Run cheap experiments: landing pages, small paid campaigns, and in-person interviews that convert into pre-orders or commitments. Use those early signals to refine your messaging and distribution channels. When you reach consistent conversion rates at sustainable acquisition costs, you’ve begun to lock in product-market fit.
Team, leadership, and culture mistakes
The wrong hires or weak leadership can undo promising ventures faster than running out of money. Founders sometimes hire for skills they lack instead of complementary strengths, or they tolerate culture-eroding behaviors in the name of short-term results. Over time those choices manifest as turnover, low morale, and missed opportunities.

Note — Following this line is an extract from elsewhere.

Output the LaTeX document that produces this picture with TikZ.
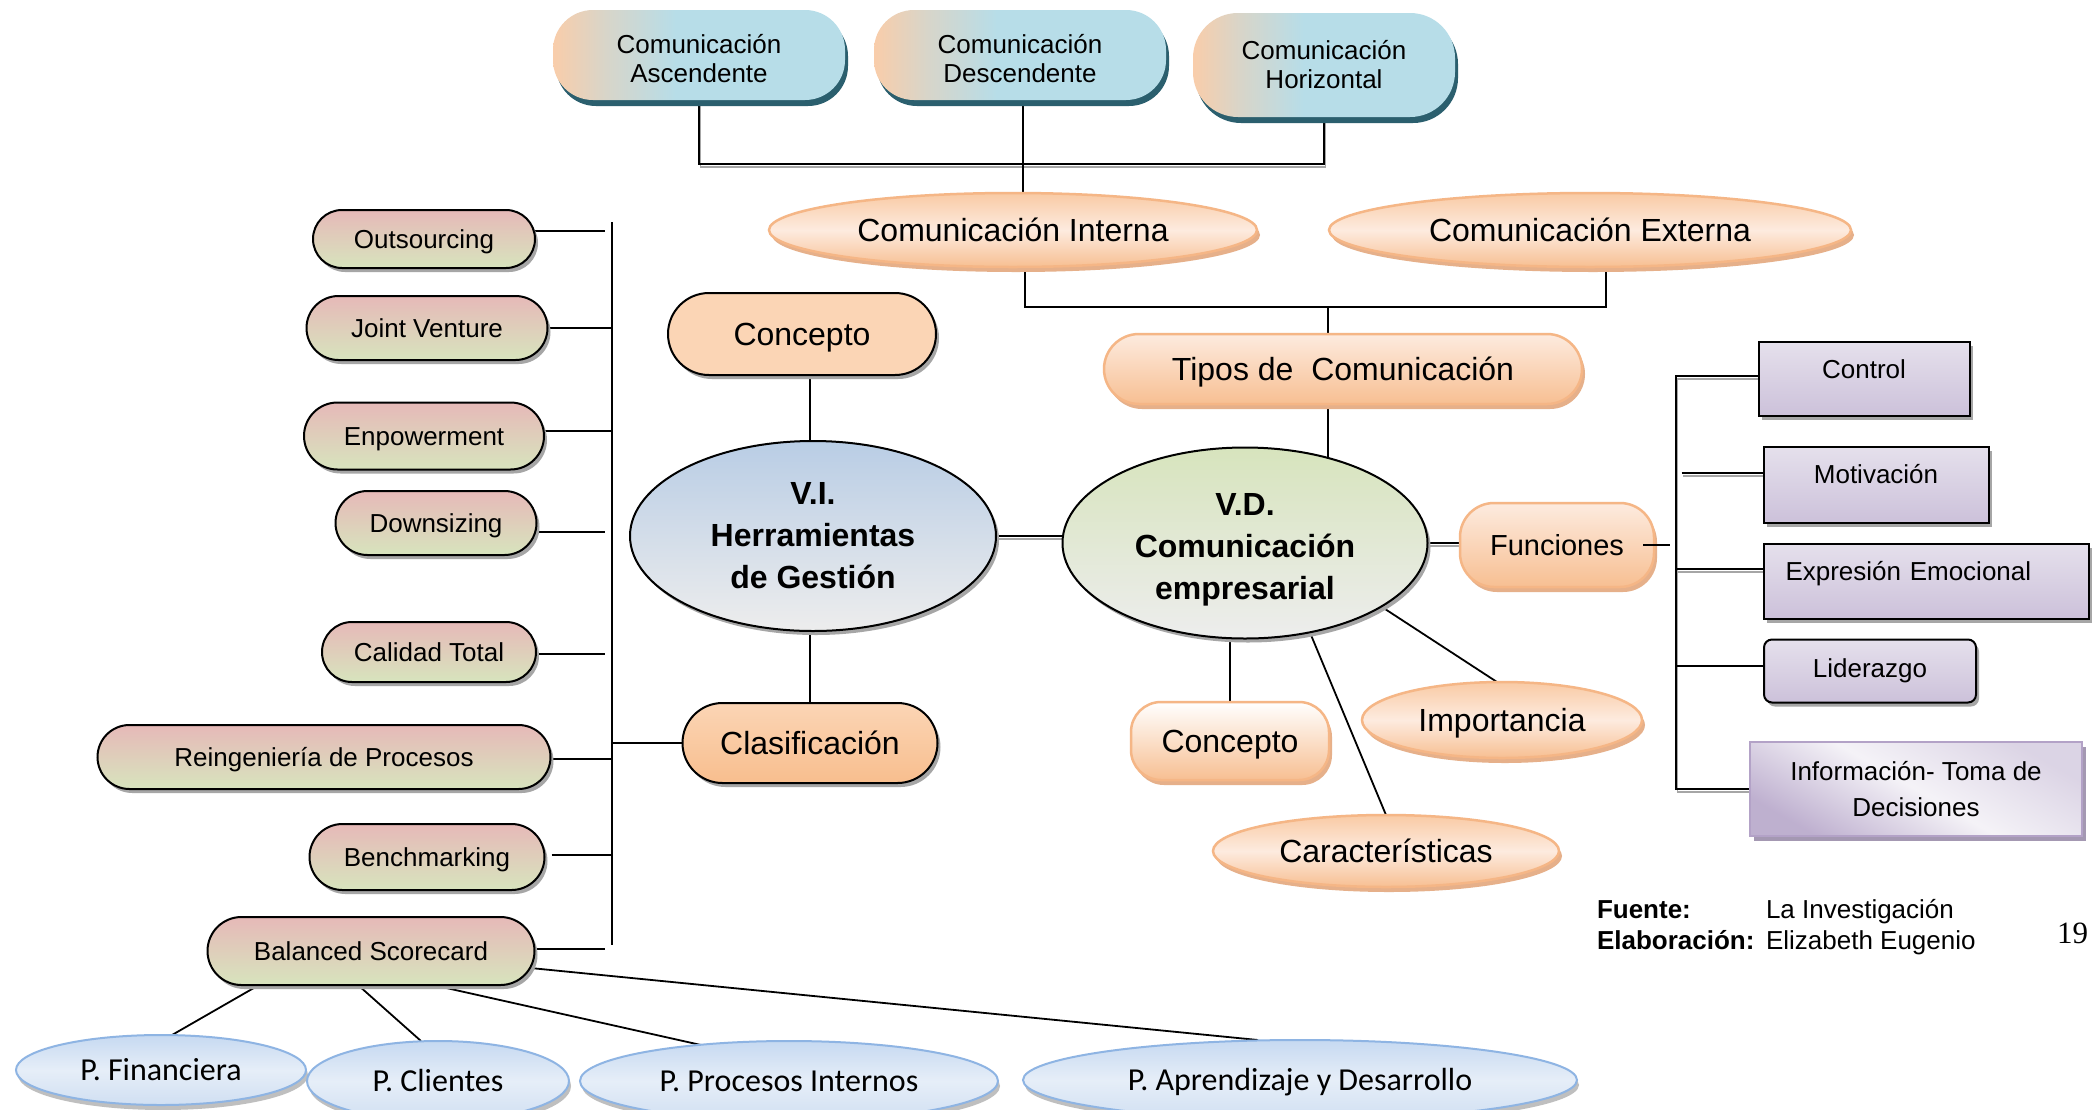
\documentclass[tikz,border=0pt]{standalone}
\usepackage{fontspec}
\setmainfont{Liberation Sans}
\newfontfamily\calib{Carlito}
\newfontfamily\timesf{Liberation Serif}
\usetikzlibrary{shapes.misc,shapes.geometric,shadows,backgrounds}
\definecolor{pinkt}{HTML}{E6B9B8}
\definecolor{greenb}{HTML}{D7E4BD}
\definecolor{vitop}{HTML}{B9CDE5}
\definecolor{greyb}{HTML}{EDEDED}
\definecolor{peachf}{HTML}{FBD5B5}
\definecolor{peachd}{HTML}{F8BE8E}
\definecolor{orb}{HTML}{F5B686}
\definecolor{ellt}{HTML}{F9CAA4}
\definecolor{ellm}{HTML}{FDEBDF}
\definecolor{ellb}{HTML}{F7BF92}
\definecolor{osha}{HTML}{E6B08A}
\definecolor{lavt}{HTML}{E5E0EC}
\definecolor{lavb}{HTML}{CCC1DA}
\definecolor{purb}{HTML}{B3A2C7}
\definecolor{blut}{HTML}{C6D9F1}
\definecolor{blum}{HTML}{E6EEF8}
\definecolor{blub}{HTML}{D0DFF2}
\definecolor{blubd}{HTML}{8EB4E3}
\definecolor{pch}{HTML}{F9CDAA}
\definecolor{blu}{HTML}{B7DDE8}
\definecolor{tealsh}{HTML}{2B5F6E}
\pgfdeclarehorizontalshading{peachblue}{100bp}{color(0bp)=(pch); color(25bp)=(pch); color(34bp)=(pch!50!blu); color(46bp)=(blu); color(100bp)=(blu)}
\tikzset{
  base/.style={inner sep=0pt, outer sep=0pt, text=black},
  f26/.style={font=\fontsize{26}{29}\selectfont, text height=19pt, text depth=0pt},
  f32/.style={font=\fontsize{32}{38}\selectfont, text height=23pt, text depth=0pt},
  gsh/.style={drop shadow={shadow xshift=3pt, shadow yshift=-4pt, fill=black!35, opacity=1}},
  osh/.style={drop shadow={shadow xshift=3pt, shadow yshift=-5pt, fill=osha, opacity=1}},
  topbox/.style={base, font=\fontsize{26}{29}\selectfont, align=center, rectangle, rounded corners=40pt, minimum width=292pt, minimum height=90pt, shade, shading=peachblue, drop shadow={shadow xshift=3pt, shadow yshift=-6pt, fill=tealsh, opacity=1}},
  leftpill/.style={base, f26, rounded rectangle, draw=black, line width=2pt, top color=pinkt, bottom color=greenb, gsh},
  peachell/.style={base, f32, ellipse, draw=orb, line width=2.5pt, top color=ellt, bottom color=ellb, middle color=ellm, osh},
  peachpill/.style={base, f32, rounded rectangle, draw=orb, line width=2.5pt, top color=ellm, bottom color=ellb, osh},
  bigell/.style={base, ellipse, draw=black, line width=2pt, align=center, font=\bfseries\fontsize{32}{42}\selectfont, gsh},
  lavbox/.style={base, f26, rectangle, draw=black, line width=2pt, top color=lavt, bottom color=lavb, gsh},
  botell/.style={base, ellipse, draw=blubd, line width=2pt, top color=blut, bottom color=blub, middle color=blum, font=\calib\fontsize{32}{38}\selectfont, text height=21pt, text depth=0pt, drop shadow={shadow xshift=2pt, shadow yshift=-5pt, fill=black!25, opacity=1}},
  conn/.style={draw=black, line width=1.8pt},
  dbl/.style={conn, preaction={draw=black!35, line width=1.6pt, transform canvas={shift={(1.5pt,-3pt)}}}},
}
\begin{document}
\begin{tikzpicture}[x=1pt,y=-1pt]
\useasboundingbox (0,0) rectangle (2096,1109);
\clip (0,0) rectangle (2096,1109);

% top row
\node[topbox] (asc) at (699,55) {\rule{0pt}{27pt}Comunicación\\Ascendente};
\node[topbox] (desc) at (1020,55) {\rule{0pt}{27pt}Comunicación\\Descendente};
\node[topbox, minimum width=262pt, minimum height=104pt, rounded corners=45pt] (hor) at (1324,65) {Comunicación\\Horizontal};

\node[peachell, minimum width=488pt, minimum height=74pt] (ci) at (1013,230) {Comunicación Interna};
\node[peachell, minimum width=522pt, minimum height=74pt] (ce) at (1590,230) {Comunicación Externa};
\node[peachpill, minimum width=478pt, minimum height=70pt] (tipos) at (1343,369) {Tipos de\ \ Comunicación};

% centre
\node[bigell, minimum width=366pt, minimum height=190pt, top color=vitop, bottom color=greyb] (vi) at (813,536) {V.I.\\Herramientas\\de Gestión};
\node[bigell, minimum width=365pt, minimum height=191pt, top color=greenb, bottom color=greyb] (vd) at (1245,543) {\rule{0pt}{36pt}V.D.\\Comunicación\\empresarial};
\node[base, f32, rounded rectangle, draw=black, line width=2pt, fill=peachf, gsh, minimum width=268pt, minimum height=82pt] (concL) at (802,334) {Concepto};
\node[base, f32, rounded rectangle, draw=black, line width=2pt, top color=peachf, bottom color=peachd, gsh, minimum width=255pt, minimum height=80pt] (clas) at (810,743) {Clasificación};

\node[base, f32, rectangle, rounded corners=30pt, draw=orb, line width=2.5pt, top color=white, bottom color=ellb, osh, minimum width=198pt, minimum height=78pt] (concR) at (1230,741) {Concepto};
\node[peachell, minimum width=280pt, minimum height=76pt] (imp) at (1502,720) {Importancia};
\node[peachell, minimum width=346pt, minimum height=72pt] (car) at (1386,851) {Características};
\node[base, font=\fontsize{29}{34}\selectfont, text height=21pt, text depth=0pt, rectangle, rounded corners=34pt, draw=orb, line width=2.5pt, top color=ellm, bottom color=ellb, osh, minimum width=194pt, minimum height=84pt] (func) at (1557,545) {Funciones};

% right boxes
\node[lavbox, minimum width=211pt, minimum height=74pt, text depth=20pt] (ctrl) at (1864,379) {Control};
\node[lavbox, minimum width=225pt, minimum height=76pt, text depth=22pt] (motiv) at (1876,485) {Motivación};
\node[lavbox, minimum width=325pt, minimum height=75pt, text depth=20pt, text width=281pt, align=left] (expr) at (1926,581) {Expresión Emocional};
\node[lavbox, rounded corners=8pt, minimum width=212pt, minimum height=63pt, text depth=6pt] (lid) at (1870,671) {Liderazgo};
\node[base, align=center, font=\fontsize{26}{36}\selectfont, rectangle, draw=purb, line width=2pt, top color=lavt!80!purb, bottom color=purb!85, middle color=lavt!40!white, shading angle=-30, drop shadow={shadow xshift=4pt, shadow yshift=-5pt, fill=purb!70!gray, opacity=1}, minimum width=332pt, minimum height=94pt] (info) at (1916,789) {Información- Toma de\\Decisiones};

% left column
\node[leftpill, minimum width=222pt, minimum height=58pt] (out) at (424,239) {Outsourcing};
\node[leftpill, minimum width=241pt, minimum height=64pt] (jv) at (427,328) {Joint Venture};
\node[leftpill, minimum width=240pt, minimum height=67pt] (emp) at (424,436) {Enpowerment};
\node[leftpill, minimum width=201pt, minimum height=64pt] (down) at (436,523) {Downsizing};
\node[leftpill, minimum width=214pt, minimum height=60pt] (cal) at (429,652) {Calidad Total};
\node[leftpill, minimum width=453pt, minimum height=64pt] (reing) at (324,757) {Reingeniería de Procesos};
\node[leftpill, minimum width=235pt, minimum height=66pt] (bench) at (427,857) {Benchmarking};
\node[leftpill, minimum width=327pt, minimum height=68pt] (bsc) at (371,951) {Balanced Scorecard};

% bottom ellipses
\node[botell, minimum width=290pt, minimum height=70pt] (pf) at (161,1070) {P. Financiera};
\node[botell, minimum width=262pt, minimum height=80pt] (pcl) at (438,1081) {P. Clientes};
\node[botell, minimum width=418pt, minimum height=80pt] (ppi) at (789,1081) {P. Procesos Internos};
\node[botell, minimum width=554pt, minimum height=80pt] (pad) at (1300,1080) {P. Aprendizaje y Desarrollo};

% footer
\node[base, anchor=base west, font=\bfseries\fontsize{26}{29}\selectfont] (fl) at (1597,918) {Fuente:};
\node[base, anchor=base west, font=\fontsize{26}{29}\selectfont] (fv) at (1766,918) {La Investigación};
\node[base, anchor=base west, font=\bfseries\fontsize{26}{29}\selectfont] (el) at (1597,949) {Elaboración:};
\node[base, anchor=base west, font=\fontsize{26}{29}\selectfont] (ev) at (1766,949) {Elizabeth Eugenio};
\node[base, anchor=base west, font=\timesf\fontsize{31}{36}\selectfont] (pg) at (2057,943) {19};

\draw[conn] ([xshift=-11pt]func.east) -- ([xshift=16pt]func.east);

\begin{pgfonlayer}{background}
\fill[white] (0,0) rectangle (2096,1109);
\coordinate (bar) at (0,164);
\coordinate (bar2) at (0,307);
\coordinate (lst) at (612,222);
\coordinate (lsb) at (612,945);
\coordinate (lx) at (605,0);
\coordinate (rst) at (1676,376);
\coordinate (rsb) at (1676,789);
\draw[dbl] (asc.south) -- (asc.south |- bar) -- (hor.south |- bar) -- (hor.south);
\draw[conn] ([xshift=3pt]desc.south) -- ([xshift=3pt]desc.south |- ci.center);
\draw[conn] ([xshift=12pt]ci.center) -- ([xshift=12pt]ci.center |- bar2) -- ([xshift=16pt]ce.center |- bar2) -- ([xshift=16pt]ce.center);
\draw[conn] ([xshift=-15pt]tipos.center |- bar2) -- ([xshift=-15pt]tipos.center |- vd.center);
\draw[conn] ([xshift=8pt]concL.center) -- ([xshift=8pt]concL.center |- vi.center);
\draw[conn] (clas.center |- vi.center) -- (clas.center);
\draw[dbl] (vi.center) -- (vi.center -| vd.center);
\draw[conn] (concR.center) -- (concR.center |- vd.center);
\draw[conn] (car.north) -- (vd.-54);
\draw[conn] ([xshift=-5pt]imp.north) -- (vd.-25);
\draw[dbl] (vd.center) -- (vd.center -| func.center);
% right spine
\draw[dbl] (ctrl.west |- rst) -- (rst) -- (rsb) -- (info.west |- rsb);
\draw[dbl] ([xshift=-82pt,yshift=12pt]motiv.west) -- ([yshift=12pt]motiv.west);
\draw[dbl] ([yshift=12pt]expr.west -| rst) -- ([yshift=12pt]expr.west);
\draw[conn] ([yshift=5pt]lid.west -| rst) -- ([yshift=5pt]lid.west);
% left spine
\draw[conn] (lst) -- (lsb);
\draw[conn] ([yshift=8pt]out.east) -- ([yshift=8pt]out.east -| lx);
\draw[conn] (jv.east) -- (jv.east -| lst);
\draw[conn] ([yshift=5pt]emp.east) -- ([yshift=5pt]emp.east -| lst);
\draw[conn] ([yshift=-9pt]down.east) -- ([yshift=-9pt]down.east -| lx);
\draw[conn] ([yshift=-2pt]cal.east) -- ([yshift=-2pt]cal.east -| lx);
\draw[conn] ([yshift=-2pt]reing.east) -- ([yshift=-2pt]reing.east -| lst);
\draw[conn] ([xshift=7pt,yshift=2pt]bench.east) -- ([yshift=2pt]bench.east -| lst);
\draw[conn] ([yshift=2pt]bsc.east) -- ([yshift=2pt]bsc.east -| lx);
\draw[conn] (clas.west) -- (clas.west -| lst);
% balanced scorecard
\draw[conn] ([xshift=-112pt]bsc.south) -- ([xshift=11pt]pf.north);
\draw[conn] ([xshift=-13pt]bsc.south) -- ([xshift=-17pt]pcl.north);
\draw[conn] ([xshift=62pt]bsc.south) -- ([xshift=-88pt,yshift=-4pt]ppi.north);
\draw[conn] ([xshift=-4pt,yshift=-17pt]bsc.east) -- ([xshift=-42pt]pad.north);
\end{pgfonlayer}
\end{tikzpicture}
\end{document}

Invest in clarity: define roles, set measurable goals, and create feedback rhythms that surface problems early. I once worked with a small startup where shifting responsibilities and weekly check-ins cut rework in half and kept the core team intact through a tough quarter. Strong teams sustain a company when markets wobble.
Operational errors and scaling too quickly
Scaling prematurely is a classic trap: you assume processes will adapt and hire ahead of proven demand. That creates wasteful complexity and higher fixed costs, which become anchors when growth stalls. Scaling should follow repeatability, not the other way around.
Start with simple, documented processes and automate only where it reduces friction for customers or staff. Track unit economics at every stage so you know whether growth adds value or simply consumes cash. Slow, disciplined scaling keeps options open and stress levels manageable.
Practical checklist to keep your business alive
Concrete habits separate businesses that survive from those that don’t. Regular financial reviews, customer interviews, modest hiring plans, and marketing experiments with clear ROI rules are not glamorous, but they compound into resilience. Make these habits policies rather than ad hoc efforts.
Below is a short table to help teams prioritize actions in the earliest stages.
| Problem | Immediate action | Long-term fix |
|---|---|---|
| Unpredictable cash flow | Create a 90-day cash forecast | Build a three-month reserve |
| Poor customer retention | Interview churned customers | Improve onboarding and support |
| High customer acquisition cost | Run smaller targeted experiments | Refine messaging and channel mix |
| Operational chaos | Document core processes | Automate where it reduces errors |
A quick story and final thoughts
I remember advising a founder who had a promising prototype and press coverage but no recurring users. Instead of hiring a sales team, she spent two months doing customer support and interviews. Those conversations revealed one tweak that doubled retention, and that change bought enough runway to reach profitability. It wasn’t glamorous, but it was decisive.
Most failures are not mysteries — they are the sum of ignored signals and preventable choices. By focusing on cash, customers, disciplined hiring, and measured scaling, you create options instead of crises. Start small, test relentlessly, and treat survival as a skill you practice every day; that will keep your business moving forward.